## TASK DESCRIPTION
Quote all lines below exactly. Images stay out.

Items listed in a dataset:
§

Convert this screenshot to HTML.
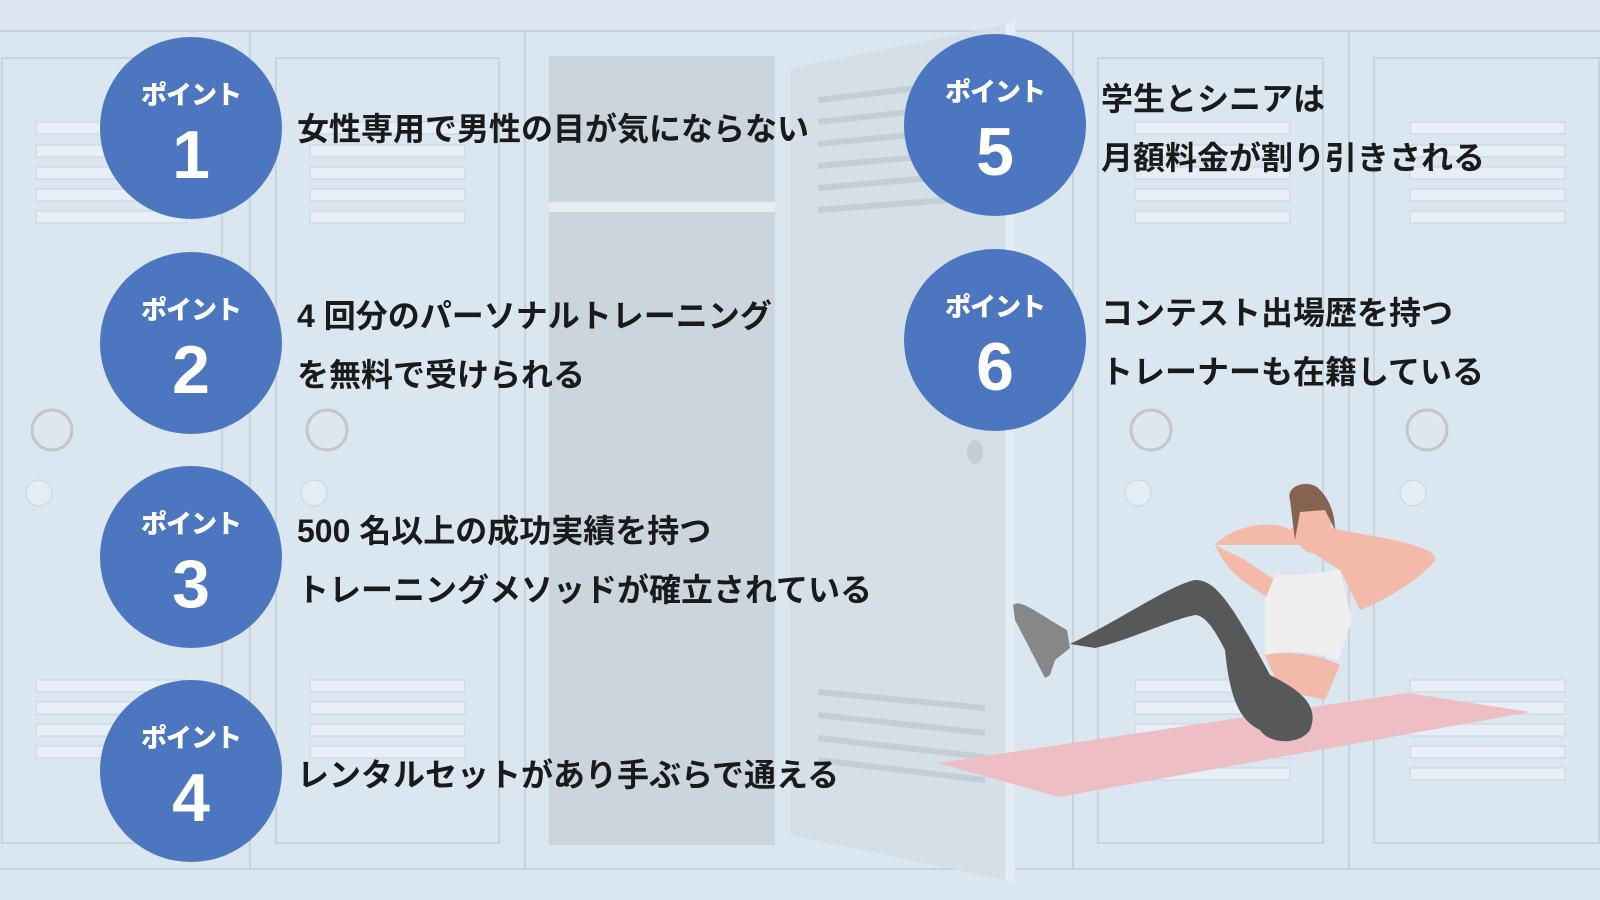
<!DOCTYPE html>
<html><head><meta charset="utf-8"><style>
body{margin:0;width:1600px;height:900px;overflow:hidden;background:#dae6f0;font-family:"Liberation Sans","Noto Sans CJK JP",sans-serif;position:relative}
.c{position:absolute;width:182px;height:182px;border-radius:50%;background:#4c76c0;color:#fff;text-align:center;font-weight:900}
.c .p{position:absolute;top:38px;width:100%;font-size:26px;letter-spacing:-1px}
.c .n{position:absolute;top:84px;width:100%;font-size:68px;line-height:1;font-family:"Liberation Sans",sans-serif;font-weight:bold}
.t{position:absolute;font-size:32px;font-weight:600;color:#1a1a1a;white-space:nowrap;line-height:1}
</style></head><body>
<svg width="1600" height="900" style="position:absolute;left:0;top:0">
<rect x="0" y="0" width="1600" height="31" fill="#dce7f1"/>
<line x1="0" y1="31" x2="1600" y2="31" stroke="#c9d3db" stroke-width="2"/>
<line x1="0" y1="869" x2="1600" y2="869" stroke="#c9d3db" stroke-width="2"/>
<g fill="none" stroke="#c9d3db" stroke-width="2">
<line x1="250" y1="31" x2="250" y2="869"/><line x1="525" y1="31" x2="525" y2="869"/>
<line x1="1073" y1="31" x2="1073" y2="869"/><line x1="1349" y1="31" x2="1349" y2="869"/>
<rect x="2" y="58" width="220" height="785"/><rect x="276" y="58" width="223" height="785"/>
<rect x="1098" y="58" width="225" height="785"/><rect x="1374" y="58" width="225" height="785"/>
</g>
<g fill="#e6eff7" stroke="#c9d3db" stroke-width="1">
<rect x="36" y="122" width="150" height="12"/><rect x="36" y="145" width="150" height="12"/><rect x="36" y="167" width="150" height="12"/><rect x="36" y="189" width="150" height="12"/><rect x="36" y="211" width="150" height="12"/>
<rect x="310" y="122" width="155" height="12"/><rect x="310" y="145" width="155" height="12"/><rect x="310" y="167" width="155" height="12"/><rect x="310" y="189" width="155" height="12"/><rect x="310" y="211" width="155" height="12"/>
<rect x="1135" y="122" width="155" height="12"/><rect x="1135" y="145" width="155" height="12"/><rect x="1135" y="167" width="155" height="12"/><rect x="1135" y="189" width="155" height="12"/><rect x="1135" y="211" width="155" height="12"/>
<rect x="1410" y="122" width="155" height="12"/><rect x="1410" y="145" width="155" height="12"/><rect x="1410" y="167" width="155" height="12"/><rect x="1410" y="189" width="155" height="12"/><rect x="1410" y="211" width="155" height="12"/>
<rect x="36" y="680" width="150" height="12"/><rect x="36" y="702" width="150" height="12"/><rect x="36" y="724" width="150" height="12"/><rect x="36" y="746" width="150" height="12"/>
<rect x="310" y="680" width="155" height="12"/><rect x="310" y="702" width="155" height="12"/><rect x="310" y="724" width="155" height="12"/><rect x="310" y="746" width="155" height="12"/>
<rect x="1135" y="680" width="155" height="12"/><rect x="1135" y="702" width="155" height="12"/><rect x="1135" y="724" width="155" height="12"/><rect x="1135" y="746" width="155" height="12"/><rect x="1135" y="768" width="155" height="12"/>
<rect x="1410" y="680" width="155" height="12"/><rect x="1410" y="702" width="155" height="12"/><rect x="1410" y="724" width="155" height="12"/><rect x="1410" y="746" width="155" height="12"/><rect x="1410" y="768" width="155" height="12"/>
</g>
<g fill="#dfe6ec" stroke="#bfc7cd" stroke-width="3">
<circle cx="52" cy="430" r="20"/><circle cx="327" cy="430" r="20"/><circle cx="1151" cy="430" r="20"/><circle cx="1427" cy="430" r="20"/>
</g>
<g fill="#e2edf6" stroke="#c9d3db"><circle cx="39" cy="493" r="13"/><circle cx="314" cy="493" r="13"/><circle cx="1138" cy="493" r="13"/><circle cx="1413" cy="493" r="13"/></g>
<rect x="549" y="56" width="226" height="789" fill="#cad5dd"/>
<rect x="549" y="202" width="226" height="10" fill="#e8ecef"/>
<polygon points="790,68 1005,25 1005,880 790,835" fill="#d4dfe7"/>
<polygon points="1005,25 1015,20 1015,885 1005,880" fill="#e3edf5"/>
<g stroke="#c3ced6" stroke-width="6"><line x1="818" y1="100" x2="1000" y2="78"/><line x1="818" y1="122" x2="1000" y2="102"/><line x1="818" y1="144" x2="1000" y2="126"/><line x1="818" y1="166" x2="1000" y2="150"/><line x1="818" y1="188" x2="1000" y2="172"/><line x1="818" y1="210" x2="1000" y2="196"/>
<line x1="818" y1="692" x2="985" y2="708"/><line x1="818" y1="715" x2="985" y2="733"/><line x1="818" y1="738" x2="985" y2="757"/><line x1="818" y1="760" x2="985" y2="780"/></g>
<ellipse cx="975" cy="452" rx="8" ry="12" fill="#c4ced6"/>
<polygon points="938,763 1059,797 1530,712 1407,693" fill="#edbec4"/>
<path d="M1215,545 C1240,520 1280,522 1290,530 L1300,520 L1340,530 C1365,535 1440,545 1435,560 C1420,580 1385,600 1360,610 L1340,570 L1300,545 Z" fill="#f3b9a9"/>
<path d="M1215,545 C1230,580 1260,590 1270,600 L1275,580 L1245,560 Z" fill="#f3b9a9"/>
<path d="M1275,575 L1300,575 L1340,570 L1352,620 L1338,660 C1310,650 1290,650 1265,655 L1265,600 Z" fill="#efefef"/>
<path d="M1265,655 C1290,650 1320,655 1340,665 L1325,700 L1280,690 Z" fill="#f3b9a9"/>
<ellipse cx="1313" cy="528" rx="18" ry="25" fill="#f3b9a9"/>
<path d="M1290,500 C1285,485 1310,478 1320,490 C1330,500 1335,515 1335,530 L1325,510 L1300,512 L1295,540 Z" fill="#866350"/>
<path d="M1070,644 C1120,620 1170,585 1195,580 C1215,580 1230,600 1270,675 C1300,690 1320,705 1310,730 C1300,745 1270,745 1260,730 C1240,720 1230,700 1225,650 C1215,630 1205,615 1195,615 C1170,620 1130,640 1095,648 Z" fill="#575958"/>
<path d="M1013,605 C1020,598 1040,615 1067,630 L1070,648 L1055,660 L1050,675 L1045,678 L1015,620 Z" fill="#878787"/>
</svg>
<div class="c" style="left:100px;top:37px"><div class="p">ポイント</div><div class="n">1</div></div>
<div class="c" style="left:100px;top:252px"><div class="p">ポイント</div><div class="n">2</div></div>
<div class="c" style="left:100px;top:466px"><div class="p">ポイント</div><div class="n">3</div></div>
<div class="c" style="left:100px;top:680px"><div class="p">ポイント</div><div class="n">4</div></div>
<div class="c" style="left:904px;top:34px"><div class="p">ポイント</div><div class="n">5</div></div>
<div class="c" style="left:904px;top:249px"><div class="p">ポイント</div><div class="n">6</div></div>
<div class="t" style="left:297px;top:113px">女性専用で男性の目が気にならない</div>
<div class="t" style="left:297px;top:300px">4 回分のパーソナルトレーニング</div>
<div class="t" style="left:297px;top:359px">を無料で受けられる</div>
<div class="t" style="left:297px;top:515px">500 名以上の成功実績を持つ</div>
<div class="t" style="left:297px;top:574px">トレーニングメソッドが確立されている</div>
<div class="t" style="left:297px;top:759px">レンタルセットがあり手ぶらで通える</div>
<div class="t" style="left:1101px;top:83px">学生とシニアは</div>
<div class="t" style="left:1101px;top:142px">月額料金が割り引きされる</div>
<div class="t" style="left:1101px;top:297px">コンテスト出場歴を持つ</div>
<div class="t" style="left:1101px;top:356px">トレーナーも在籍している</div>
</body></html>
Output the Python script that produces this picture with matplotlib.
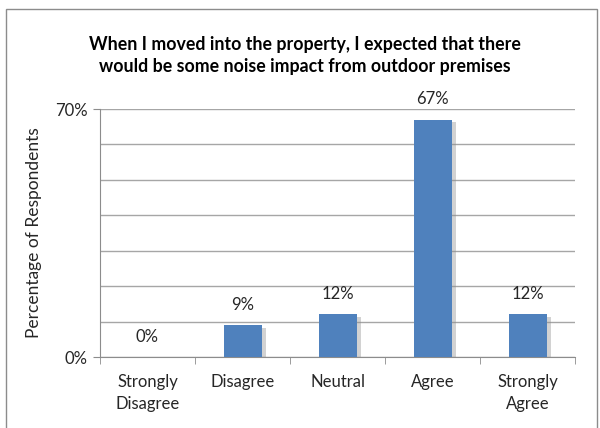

§

## CORRECT ANSWER
Convert this screenshot to HTML.
<!DOCTYPE html>
<html><head><meta charset="utf-8"><style>
body{margin:0;width:1600px;height:900px;overflow:hidden;background:#dae6f0;font-family:"Liberation Sans","Noto Sans CJK JP",sans-serif;position:relative}
.c{position:absolute;width:182px;height:182px;border-radius:50%;background:#4c76c0;color:#fff;text-align:center;font-weight:900}
.c .p{position:absolute;top:38px;width:100%;font-size:26px;letter-spacing:-1px}
.c .n{position:absolute;top:84px;width:100%;font-size:68px;line-height:1;font-family:"Liberation Sans",sans-serif;font-weight:bold}
.t{position:absolute;font-size:32px;font-weight:600;color:#1a1a1a;white-space:nowrap;line-height:1}
</style></head><body>
<svg width="1600" height="900" style="position:absolute;left:0;top:0">
<rect x="0" y="0" width="1600" height="31" fill="#dce7f1"/>
<line x1="0" y1="31" x2="1600" y2="31" stroke="#c9d3db" stroke-width="2"/>
<line x1="0" y1="869" x2="1600" y2="869" stroke="#c9d3db" stroke-width="2"/>
<g fill="none" stroke="#c9d3db" stroke-width="2">
<line x1="250" y1="31" x2="250" y2="869"/><line x1="525" y1="31" x2="525" y2="869"/>
<line x1="1073" y1="31" x2="1073" y2="869"/><line x1="1349" y1="31" x2="1349" y2="869"/>
<rect x="2" y="58" width="220" height="785"/><rect x="276" y="58" width="223" height="785"/>
<rect x="1098" y="58" width="225" height="785"/><rect x="1374" y="58" width="225" height="785"/>
</g>
<g fill="#e6eff7" stroke="#c9d3db" stroke-width="1">
<rect x="36" y="122" width="150" height="12"/><rect x="36" y="145" width="150" height="12"/><rect x="36" y="167" width="150" height="12"/><rect x="36" y="189" width="150" height="12"/><rect x="36" y="211" width="150" height="12"/>
<rect x="310" y="122" width="155" height="12"/><rect x="310" y="145" width="155" height="12"/><rect x="310" y="167" width="155" height="12"/><rect x="310" y="189" width="155" height="12"/><rect x="310" y="211" width="155" height="12"/>
<rect x="1135" y="122" width="155" height="12"/><rect x="1135" y="145" width="155" height="12"/><rect x="1135" y="167" width="155" height="12"/><rect x="1135" y="189" width="155" height="12"/><rect x="1135" y="211" width="155" height="12"/>
<rect x="1410" y="122" width="155" height="12"/><rect x="1410" y="145" width="155" height="12"/><rect x="1410" y="167" width="155" height="12"/><rect x="1410" y="189" width="155" height="12"/><rect x="1410" y="211" width="155" height="12"/>
<rect x="36" y="680" width="150" height="12"/><rect x="36" y="702" width="150" height="12"/><rect x="36" y="724" width="150" height="12"/><rect x="36" y="746" width="150" height="12"/>
<rect x="310" y="680" width="155" height="12"/><rect x="310" y="702" width="155" height="12"/><rect x="310" y="724" width="155" height="12"/><rect x="310" y="746" width="155" height="12"/>
<rect x="1135" y="680" width="155" height="12"/><rect x="1135" y="702" width="155" height="12"/><rect x="1135" y="724" width="155" height="12"/><rect x="1135" y="746" width="155" height="12"/><rect x="1135" y="768" width="155" height="12"/>
<rect x="1410" y="680" width="155" height="12"/><rect x="1410" y="702" width="155" height="12"/><rect x="1410" y="724" width="155" height="12"/><rect x="1410" y="746" width="155" height="12"/><rect x="1410" y="768" width="155" height="12"/>
</g>
<g fill="#dfe6ec" stroke="#bfc7cd" stroke-width="3">
<circle cx="52" cy="430" r="20"/><circle cx="327" cy="430" r="20"/><circle cx="1151" cy="430" r="20"/><circle cx="1427" cy="430" r="20"/>
</g>
<g fill="#e2edf6" stroke="#c9d3db"><circle cx="39" cy="493" r="13"/><circle cx="314" cy="493" r="13"/><circle cx="1138" cy="493" r="13"/><circle cx="1413" cy="493" r="13"/></g>
<rect x="549" y="56" width="226" height="789" fill="#cad5dd"/>
<rect x="549" y="202" width="226" height="10" fill="#e8ecef"/>
<polygon points="790,68 1005,25 1005,880 790,835" fill="#d4dfe7"/>
<polygon points="1005,25 1015,20 1015,885 1005,880" fill="#e3edf5"/>
<g stroke="#c3ced6" stroke-width="6"><line x1="818" y1="100" x2="1000" y2="78"/><line x1="818" y1="122" x2="1000" y2="102"/><line x1="818" y1="144" x2="1000" y2="126"/><line x1="818" y1="166" x2="1000" y2="150"/><line x1="818" y1="188" x2="1000" y2="172"/><line x1="818" y1="210" x2="1000" y2="196"/>
<line x1="818" y1="692" x2="985" y2="708"/><line x1="818" y1="715" x2="985" y2="733"/><line x1="818" y1="738" x2="985" y2="757"/><line x1="818" y1="760" x2="985" y2="780"/></g>
<ellipse cx="975" cy="452" rx="8" ry="12" fill="#c4ced6"/>
<polygon points="938,763 1059,797 1530,712 1407,693" fill="#edbec4"/>
<path d="M1215,545 C1240,520 1280,522 1290,530 L1300,520 L1340,530 C1365,535 1440,545 1435,560 C1420,580 1385,600 1360,610 L1340,570 L1300,545 Z" fill="#f3b9a9"/>
<path d="M1215,545 C1230,580 1260,590 1270,600 L1275,580 L1245,560 Z" fill="#f3b9a9"/>
<path d="M1275,575 L1300,575 L1340,570 L1352,620 L1338,660 C1310,650 1290,650 1265,655 L1265,600 Z" fill="#efefef"/>
<path d="M1265,655 C1290,650 1320,655 1340,665 L1325,700 L1280,690 Z" fill="#f3b9a9"/>
<ellipse cx="1313" cy="528" rx="18" ry="25" fill="#f3b9a9"/>
<path d="M1290,500 C1285,485 1310,478 1320,490 C1330,500 1335,515 1335,530 L1325,510 L1300,512 L1295,540 Z" fill="#866350"/>
<path d="M1070,644 C1120,620 1170,585 1195,580 C1215,580 1230,600 1270,675 C1300,690 1320,705 1310,730 C1300,745 1270,745 1260,730 C1240,720 1230,700 1225,650 C1215,630 1205,615 1195,615 C1170,620 1130,640 1095,648 Z" fill="#575958"/>
<path d="M1013,605 C1020,598 1040,615 1067,630 L1070,648 L1055,660 L1050,675 L1045,678 L1015,620 Z" fill="#878787"/>
</svg>
<div class="c" style="left:100px;top:37px"><div class="p">ポイント</div><div class="n">1</div></div>
<div class="c" style="left:100px;top:252px"><div class="p">ポイント</div><div class="n">2</div></div>
<div class="c" style="left:100px;top:466px"><div class="p">ポイント</div><div class="n">3</div></div>
<div class="c" style="left:100px;top:680px"><div class="p">ポイント</div><div class="n">4</div></div>
<div class="c" style="left:904px;top:34px"><div class="p">ポイント</div><div class="n">5</div></div>
<div class="c" style="left:904px;top:249px"><div class="p">ポイント</div><div class="n">6</div></div>
<div class="t" style="left:297px;top:113px">女性専用で男性の目が気にならない</div>
<div class="t" style="left:297px;top:300px">4 回分のパーソナルトレーニング</div>
<div class="t" style="left:297px;top:359px">を無料で受けられる</div>
<div class="t" style="left:297px;top:515px">500 名以上の成功実績を持つ</div>
<div class="t" style="left:297px;top:574px">トレーニングメソッドが確立されている</div>
<div class="t" style="left:297px;top:759px">レンタルセットがあり手ぶらで通える</div>
<div class="t" style="left:1101px;top:83px">学生とシニアは</div>
<div class="t" style="left:1101px;top:142px">月額料金が割り引きされる</div>
<div class="t" style="left:1101px;top:297px">コンテスト出場歴を持つ</div>
<div class="t" style="left:1101px;top:356px">トレーナーも在籍している</div>
</body></html>
Output the Python script that produces this picture with matplotlib.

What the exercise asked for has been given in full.